> [Written exercise] Copy all the data exactly, except the pictures.
---
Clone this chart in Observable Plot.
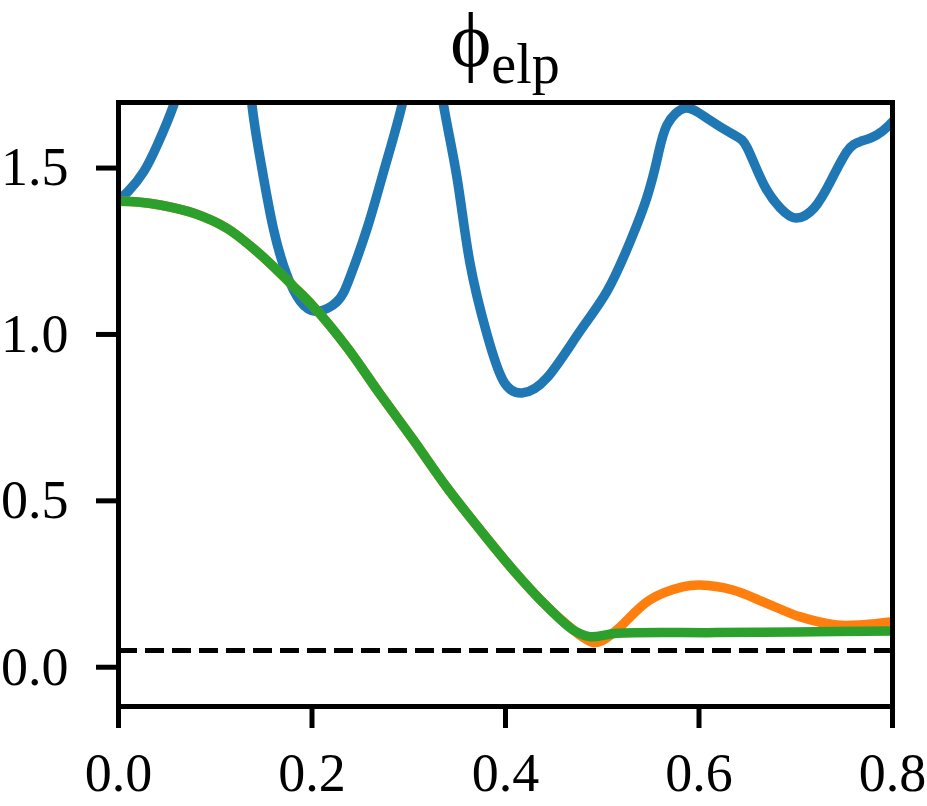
<!DOCTYPE html>
<html>
<head>
<meta charset="utf-8">
<script src="https://cdn.jsdelivr.net/npm/d3@7"></script>
<script src="https://cdn.jsdelivr.net/npm/@observablehq/plot@0.6"></script>
<style>
  html, body { margin: 0; padding: 0; background: #fff; }
</style>
</head>
<body>
<div id="chart"></div>
<script>
// Series 1 (blue)
const blueX = [0.000, 0.010, 0.026, 0.040, 0.057, 0.075, 0.095, 0.115, 0.130, 0.138, 0.147, 0.160, 0.174, 0.188, 0.205, 0.226, 0.239, 0.257, 0.274, 0.293, 0.305, 0.318, 0.328, 0.336, 0.350, 0.363, 0.381, 0.398, 0.417, 0.443, 0.477, 0.505, 0.529, 0.546, 0.557, 0.567, 0.586, 0.608, 0.636, 0.650, 0.667, 0.684, 0.700, 0.719, 0.736, 0.753, 0.767, 0.784, 0.797, 0.800];
const blueY = [1.405, 1.430, 1.489, 1.569, 1.689, 1.850, 2.000, 2.050, 1.900, 1.689, 1.519, 1.319, 1.179, 1.099, 1.069, 1.099, 1.170, 1.319, 1.489, 1.689, 1.850, 1.920, 1.850, 1.689, 1.469, 1.219, 0.999, 0.859, 0.824, 0.870, 1.010, 1.130, 1.280, 1.410, 1.530, 1.630, 1.680, 1.650, 1.600, 1.560, 1.450, 1.380, 1.350, 1.380, 1.460, 1.550, 1.580, 1.600, 1.630, 1.640];

// Series 2 (orange)
const orangeX = [0.000, 0.020, 0.043, 0.078, 0.112, 0.147, 0.181, 0.202, 0.236, 0.270, 0.305, 0.339, 0.374, 0.408, 0.443, 0.470, 0.480, 0.491, 0.500, 0.515, 0.549, 0.584, 0.601, 0.635, 0.670, 0.704, 0.742, 0.770, 0.800];
const orangeY = [1.400, 1.398, 1.389, 1.364, 1.319, 1.239, 1.144, 1.082, 0.962, 0.822, 0.682, 0.542, 0.412, 0.292, 0.182, 0.112, 0.090, 0.074, 0.080, 0.112, 0.202, 0.242, 0.247, 0.232, 0.192, 0.152, 0.127, 0.128, 0.137];

// Series 3 (green)
const greenX = [0.000, 0.020, 0.043, 0.078, 0.112, 0.147, 0.181, 0.202, 0.236, 0.270, 0.305, 0.339, 0.374, 0.408, 0.443, 0.470, 0.487, 0.515, 0.618, 0.700, 0.800];
const greenY = [1.400, 1.398, 1.389, 1.364, 1.319, 1.239, 1.144, 1.082, 0.962, 0.822, 0.682, 0.542, 0.412, 0.292, 0.182, 0.112, 0.092, 0.102, 0.104, 0.106, 0.109];

const threshold = 0.05;
const xTicks = [0.0, 0.2, 0.4, 0.6, 0.8];
const yTicks = [0.0, 0.5, 1.0, 1.5];
const titleMain = "\u03D5";
const titleSub = "elp";

const toRows = (xs, ys) => xs.map((x, i) => ({x, y: ys[i]}));
const blue = toRows(blueX, blueY);
const orange = toRows(orangeX, orangeY);
const green = toRows(greenX, greenY);

const lw = 9.5;
const serif = "'Liberation Serif', 'Times New Roman', serif";
const svg = Plot.plot({
  width: 927,
  height: 806,
  marginLeft: 118,
  marginRight: 35,
  marginTop: 102,
  marginBottom: 100,
  style: {fontFamily: serif, fontSize: "54px", background: "#fff", color: "#000"},
  x: {domain: [0, 0.8]},
  y: {domain: [-0.118, 1.697]},
  marks: [
    Plot.line(blue, {x: "x", y: "y", stroke: "#1f77b4", strokeWidth: lw, curve: "natural", clip: true}),
    Plot.line(orange, {x: "x", y: "y", stroke: "#ff7f0e", strokeWidth: lw, curve: "catmull-rom", clip: true}),
    Plot.line(green, {x: "x", y: "y", stroke: "#2ca02c", strokeWidth: lw, curve: "catmull-rom", clip: true}),
    Plot.ruleY([threshold], {stroke: "#000", strokeWidth: 5, strokeDasharray: "19,8"}),
    Plot.axisX({ticks: xTicks, tickFormat: d3.format(".1f"), tickSize: 22, tickPadding: 24, strokeWidth: 5, label: null}),
    Plot.axisY({ticks: yTicks, tickFormat: d3.format(".1f"), tickSize: 22, tickPadding: 28, strokeWidth: 5, label: null}),
    Plot.frame({stroke: "#000", strokeWidth: 5})
  ]
});

const t = d3.select(svg).append("text")
  .attr("x", 505)
  .attr("y", 66)
  .attr("text-anchor", "middle")
  .attr("fill", "#000")
  .style("font-family", serif);
t.append("tspan").attr("font-size", 78).text(titleMain);
t.append("tspan").attr("font-size", 56).attr("dy", 17).text(titleSub);

document.getElementById("chart").appendChild(svg);
</script>
</body>
</html>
---
> [Task solution]
Clone this chart in Observable Plot.
<!DOCTYPE html>
<html>
<head>
<meta charset="utf-8">
<script src="https://cdn.jsdelivr.net/npm/d3@7"></script>
<script src="https://cdn.jsdelivr.net/npm/@observablehq/plot@0.6"></script>
<style>
  html, body { margin: 0; padding: 0; background: #fff; }
</style>
</head>
<body>
<div id="chart"></div>
<script>
// Series 1 (blue)
const blueX = [0.000, 0.010, 0.026, 0.040, 0.057, 0.075, 0.095, 0.115, 0.130, 0.138, 0.147, 0.160, 0.174, 0.188, 0.205, 0.226, 0.239, 0.257, 0.274, 0.293, 0.305, 0.318, 0.328, 0.336, 0.350, 0.363, 0.381, 0.398, 0.417, 0.443, 0.477, 0.505, 0.529, 0.546, 0.557, 0.567, 0.586, 0.608, 0.636, 0.650, 0.667, 0.684, 0.700, 0.719, 0.736, 0.753, 0.767, 0.784, 0.797, 0.800];
const blueY = [1.405, 1.430, 1.489, 1.569, 1.689, 1.850, 2.000, 2.050, 1.900, 1.689, 1.519, 1.319, 1.179, 1.099, 1.069, 1.099, 1.170, 1.319, 1.489, 1.689, 1.850, 1.920, 1.850, 1.689, 1.469, 1.219, 0.999, 0.859, 0.824, 0.870, 1.010, 1.130, 1.280, 1.410, 1.530, 1.630, 1.680, 1.650, 1.600, 1.560, 1.450, 1.380, 1.350, 1.380, 1.460, 1.550, 1.580, 1.600, 1.630, 1.640];

// Series 2 (orange)
const orangeX = [0.000, 0.020, 0.043, 0.078, 0.112, 0.147, 0.181, 0.202, 0.236, 0.270, 0.305, 0.339, 0.374, 0.408, 0.443, 0.470, 0.480, 0.491, 0.500, 0.515, 0.549, 0.584, 0.601, 0.635, 0.670, 0.704, 0.742, 0.770, 0.800];
const orangeY = [1.400, 1.398, 1.389, 1.364, 1.319, 1.239, 1.144, 1.082, 0.962, 0.822, 0.682, 0.542, 0.412, 0.292, 0.182, 0.112, 0.090, 0.074, 0.080, 0.112, 0.202, 0.242, 0.247, 0.232, 0.192, 0.152, 0.127, 0.128, 0.137];

// Series 3 (green)
const greenX = [0.000, 0.020, 0.043, 0.078, 0.112, 0.147, 0.181, 0.202, 0.236, 0.270, 0.305, 0.339, 0.374, 0.408, 0.443, 0.470, 0.487, 0.515, 0.618, 0.700, 0.800];
const greenY = [1.400, 1.398, 1.389, 1.364, 1.319, 1.239, 1.144, 1.082, 0.962, 0.822, 0.682, 0.542, 0.412, 0.292, 0.182, 0.112, 0.092, 0.102, 0.104, 0.106, 0.109];

const threshold = 0.05;
const xTicks = [0.0, 0.2, 0.4, 0.6, 0.8];
const yTicks = [0.0, 0.5, 1.0, 1.5];
const titleMain = "\u03D5";
const titleSub = "elp";

const toRows = (xs, ys) => xs.map((x, i) => ({x, y: ys[i]}));
const blue = toRows(blueX, blueY);
const orange = toRows(orangeX, orangeY);
const green = toRows(greenX, greenY);

const lw = 9.5;
const serif = "'Liberation Serif', 'Times New Roman', serif";
const svg = Plot.plot({
  width: 927,
  height: 806,
  marginLeft: 118,
  marginRight: 35,
  marginTop: 102,
  marginBottom: 100,
  style: {fontFamily: serif, fontSize: "54px", background: "#fff", color: "#000"},
  x: {domain: [0, 0.8]},
  y: {domain: [-0.118, 1.697]},
  marks: [
    Plot.line(blue, {x: "x", y: "y", stroke: "#1f77b4", strokeWidth: lw, curve: "natural", clip: true}),
    Plot.line(orange, {x: "x", y: "y", stroke: "#ff7f0e", strokeWidth: lw, curve: "catmull-rom", clip: true}),
    Plot.line(green, {x: "x", y: "y", stroke: "#2ca02c", strokeWidth: lw, curve: "catmull-rom", clip: true}),
    Plot.ruleY([threshold], {stroke: "#000", strokeWidth: 5, strokeDasharray: "19,8"}),
    Plot.axisX({ticks: xTicks, tickFormat: d3.format(".1f"), tickSize: 22, tickPadding: 24, strokeWidth: 5, label: null}),
    Plot.axisY({ticks: yTicks, tickFormat: d3.format(".1f"), tickSize: 22, tickPadding: 28, strokeWidth: 5, label: null}),
    Plot.frame({stroke: "#000", strokeWidth: 5})
  ]
});

const t = d3.select(svg).append("text")
  .attr("x", 505)
  .attr("y", 66)
  .attr("text-anchor", "middle")
  .attr("fill", "#000")
  .style("font-family", serif);
t.append("tspan").attr("font-size", 78).text(titleMain);
t.append("tspan").attr("font-size", 56).attr("dy", 17).text(titleSub);

document.getElementById("chart").appendChild(svg);
</script>
</body>
</html>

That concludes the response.